Now you proceed with the actual attack (you now pretend that you do not know the key or the message and you try to learn both from the gathered data).
Using fact 1 described above, compute the 256 values of
c[0] XOR (x+2)
and choose the most frequent one as your guess for
m[0]
.
Notice that all operations are performed with unsigned bytes, so you must use 8-bit arithmetic (or just take modulo 256 to the result of every computation, so that, for instance,
0XFF+2=0X01
).
Tools like
sort
or
unique
can be useful to detect the most repeated value.
You can also use standard tools (spreadsheets) or a script in your preferred programming language (perl, python, C) to process the collected ciphertext bytes to find the most repeated values and end the simulated attack.
In a similar way, use fact 2 to recover
k[0]
as the most frequent value of
(c[0] XOR m[0])-x-6
, where
m[0]
is the guessed value obtained before.
Compute also the most frequent value of
(c[0] XOR m[0])-x-10-k[0]
, where again
m[0]
and
k[0]
are the previously guessed values.
Remember that each step uses a different collection of values of
iv
.
You can try to use fact 3 to guess all the remaining bytes of the key.
(Paper and pencil) From the description of the key scheduling phase of RC4, show facts 1 and 2 described above.
Implement the attack simulation described above, first choosing a random key and one-byte message, then generating the files containing all the gathered ciphertexts, and finally guessing the secret values from this data.
Observe that sometimes the guesses are wrong.

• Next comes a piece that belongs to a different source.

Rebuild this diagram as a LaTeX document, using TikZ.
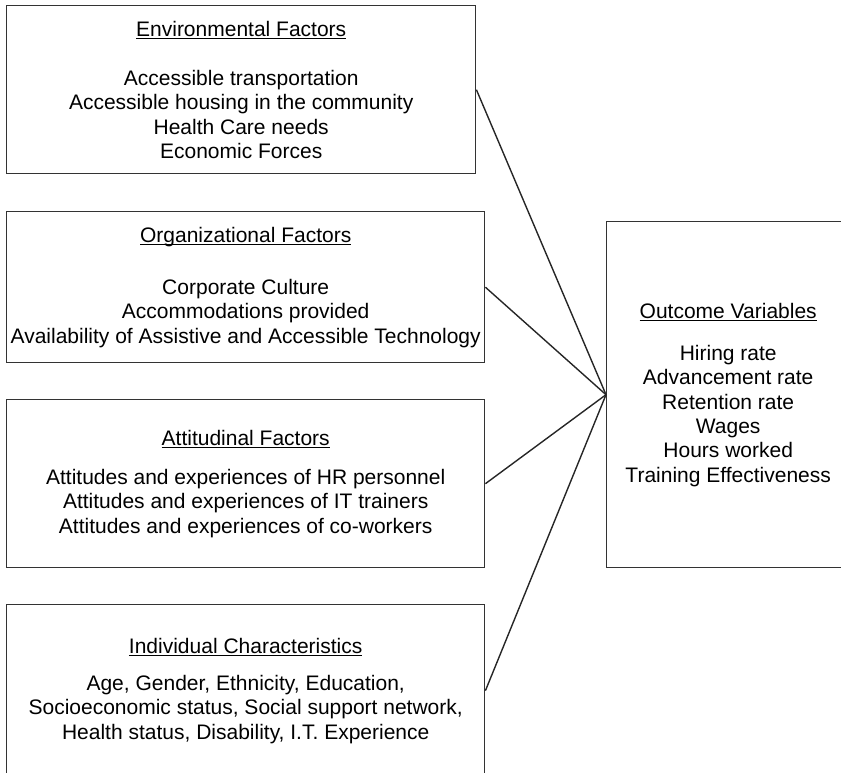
\documentclass[tikz,border=0pt]{standalone}
\usepackage{fontspec}
\setmainfont{Liberation Sans}
\newcommand\boxtitle[1]{\setbox0\hbox{#1}\rlap{\rule[-2.6pt]{\wd0}{1pt}}\box0}

\begin{document}
\begin{tikzpicture}[x=1pt, y=-1pt,
  factor/.style={rectangle, draw=black!80, line width=1.4pt, anchor=north west,
    align=center, inner sep=0pt, font=\fontsize{21}{24.3}\selectfont},
  link/.style={draw=black!85, line width=1.4pt}]
\useasboundingbox (0,0) rectangle (841,772);

\node [factor, minimum width=469pt, minimum height=168pt] (env) at (6,5)
  {\boxtitle{Environmental Factors}\\[25pt]
   Accessible transportation\\
   Accessible housing in the community\\
   Health Care needs\\
   Economic Forces};
\node [factor, minimum width=478pt, minimum height=151pt] (org) at (6,211)
  {\boxtitle{Organizational Factors}\\[28pt]
   Corporate Culture\\
   Accommodations provided\\
   Availability of Assistive and Accessible Technology};
\node [factor, minimum width=478pt, minimum height=168pt] (att) at (6,399)
  {\boxtitle{Attitudinal Factors}\\[15pt]
   Attitudes and experiences of HR personnel\\
   Attitudes and experiences of IT trainers\\
   Attitudes and experiences of co-workers};
\node [factor, minimum width=478pt, minimum height=172pt] (ind) at (6,604)
  {\boxtitle{Individual Characteristics}\\[13pt]
   Age, Gender, Ethnicity, Education,\\
   Socioeconomic status, Social support network,\\
   Health status, Disability, I.T. Experience};

\node [factor, minimum width=243pt, minimum height=346pt] (out) at (606,221)
  {\boxtitle{Outcome Variables}\\[18pt]
   Hiring rate\\
   Advancement rate\\
   Retention rate\\
   Wages\\
   Hours worked\\
   Training Effectiveness};

\draw [link] (env.east) -- (out.west);
\draw [link] (org.east) -- (out.west);
\draw [link] (att.east) -- (out.west);
\draw [link] (ind.east) -- (out.west);
\end{tikzpicture}
\end{document}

Compare the guessed values to the original ones. An example of the trace of a possible attack is the following:
key is 7e1a0bbc8c770667be44dce10c and message is 90 Gathering keystream first bytes for IV=01FFxx ... done Guessing m[0] ... done Guessed m[0]=90 (with freq. 31) *** OK *** Gathering keystream first bytes for IV=03FFxx ... done Guessing k[0] ... done Guessed k[0]=7e (with freq. 16) *** OK *** Gathering keystream first bytes for IV=04FFxx ... done Guessing k[1] ... done Guessed k[1]=1a (with freq. 20) *** OK *** Gathering keystream first bytes for IV=05FFxx ... done Guessing k[2] ... done Guessed k[2]=0b (with freq. 17) *** OK *** Gathering keystream first bytes for IV=06FFxx ... done Guessing k[3] ... done Guessed k[3]=bc (with freq. 13) *** OK *** Gathering keystream first bytes for IV=07FFxx ... done Guessing k[4] ... done Guessed k[4]=8c (with freq. 19) *** OK *** Gathering keystream first bytes for IV=08FFxx ... done Guessing k[5] ... done Guessed k[5]=77 (with freq. 10) *** OK *** Gathering keystream first bytes for IV=09FFxx ... done Guessing k[6] ... done Guessed k[6]=06 (with freq. 12) *** OK *** Gathering keystream first bytes for IV=0AFFxx ... done Guessing k[7] ... done Guessed k[7]=67 (with freq. 7) *** OK *** Gathering keystream first bytes for IV=0BFFxx ... done Guessing k[8] ... done Guessed k[8]=be (with freq. 12) *** OK *** Gathering keystream first bytes for IV=0CFFxx ... done Guessing k[9] ... done Guessed k[9]=44 (with freq. 13) *** OK *** Gathering keystream first bytes for IV=0DFFxx ... done Guessing k[10] ... done Guessed k[10]=dc (with freq. 7) *** OK *** Gathering keystream first bytes for IV=0EFFxx ... done Guessing k[11] ... done Guessed k[11]=e1 (with freq. 13) *** OK *** Gathering keystream first bytes for IV=0FFFxx ... done Guessing k[12] ... done Guessed k[12]=0c (with freq. 10) *** OK ***
You have some text files available, files
bytes_01FFxx.dat, ..., bytes_0FFFxx.dat
, generated with an unknown random key and plaintext byte. Try to apply the attack to those files and retrieve the first bytes of the key and the ciphertext byte.
You are expected to hand in a short report containing:
The solutions to the paper and pencil parts.
A short explanation of how your scripts implementing the attack are organized.
Some execution traces.
Your guess of the message and key used to generate the provided text files mentioned above.
You must also hand in the scripts implementing the attack.